→ **Exercise instructions**: Scan the listing and work out how many lines contain the word "React". Nothing but the number should be given.

→ **Given data**:
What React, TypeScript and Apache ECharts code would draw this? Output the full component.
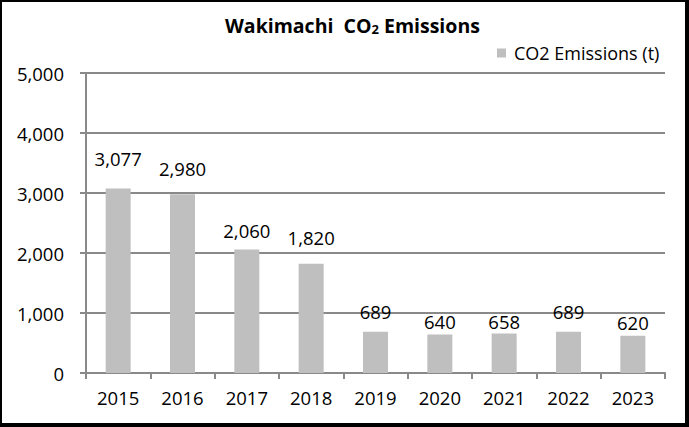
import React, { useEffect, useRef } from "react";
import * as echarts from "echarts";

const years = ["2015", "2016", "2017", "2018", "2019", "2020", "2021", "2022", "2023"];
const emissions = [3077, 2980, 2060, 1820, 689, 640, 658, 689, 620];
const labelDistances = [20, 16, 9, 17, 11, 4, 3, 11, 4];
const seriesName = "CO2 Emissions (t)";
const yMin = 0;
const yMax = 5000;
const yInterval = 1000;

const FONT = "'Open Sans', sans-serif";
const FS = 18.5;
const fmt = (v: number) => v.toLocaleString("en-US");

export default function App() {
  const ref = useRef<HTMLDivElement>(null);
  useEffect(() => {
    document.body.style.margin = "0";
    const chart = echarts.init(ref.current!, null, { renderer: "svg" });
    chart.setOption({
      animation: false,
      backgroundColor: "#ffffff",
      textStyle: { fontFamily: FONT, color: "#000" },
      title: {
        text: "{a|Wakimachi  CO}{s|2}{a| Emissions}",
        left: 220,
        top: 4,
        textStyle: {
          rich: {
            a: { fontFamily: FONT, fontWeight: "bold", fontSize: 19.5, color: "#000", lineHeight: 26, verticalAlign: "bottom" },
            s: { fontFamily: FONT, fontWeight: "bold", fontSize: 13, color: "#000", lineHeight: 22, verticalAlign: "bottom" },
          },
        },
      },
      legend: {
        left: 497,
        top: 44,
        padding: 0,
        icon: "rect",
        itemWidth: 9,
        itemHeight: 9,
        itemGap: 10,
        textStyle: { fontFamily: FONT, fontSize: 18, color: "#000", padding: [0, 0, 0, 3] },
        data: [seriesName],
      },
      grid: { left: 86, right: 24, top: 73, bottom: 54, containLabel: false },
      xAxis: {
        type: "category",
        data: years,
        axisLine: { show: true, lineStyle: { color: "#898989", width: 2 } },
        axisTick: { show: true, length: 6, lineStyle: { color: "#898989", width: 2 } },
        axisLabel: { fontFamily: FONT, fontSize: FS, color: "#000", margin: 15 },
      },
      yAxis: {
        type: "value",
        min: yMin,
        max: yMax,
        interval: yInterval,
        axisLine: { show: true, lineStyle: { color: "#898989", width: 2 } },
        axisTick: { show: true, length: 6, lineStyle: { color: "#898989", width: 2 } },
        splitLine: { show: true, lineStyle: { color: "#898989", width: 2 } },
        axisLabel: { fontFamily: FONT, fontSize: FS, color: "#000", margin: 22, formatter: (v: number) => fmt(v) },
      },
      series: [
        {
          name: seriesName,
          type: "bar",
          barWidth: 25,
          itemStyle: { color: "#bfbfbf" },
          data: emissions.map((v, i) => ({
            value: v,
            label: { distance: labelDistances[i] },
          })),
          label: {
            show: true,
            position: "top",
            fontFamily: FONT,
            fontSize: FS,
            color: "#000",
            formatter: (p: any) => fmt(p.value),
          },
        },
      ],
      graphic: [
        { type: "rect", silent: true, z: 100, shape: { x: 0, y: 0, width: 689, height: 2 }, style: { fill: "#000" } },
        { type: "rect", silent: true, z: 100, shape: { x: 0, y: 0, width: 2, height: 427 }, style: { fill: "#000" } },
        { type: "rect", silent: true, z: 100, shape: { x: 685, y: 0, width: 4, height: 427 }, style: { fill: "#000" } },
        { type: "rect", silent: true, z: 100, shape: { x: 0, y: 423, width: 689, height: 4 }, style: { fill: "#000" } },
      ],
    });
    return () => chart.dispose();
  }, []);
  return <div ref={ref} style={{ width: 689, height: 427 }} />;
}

→ **Answer to this problem**: 2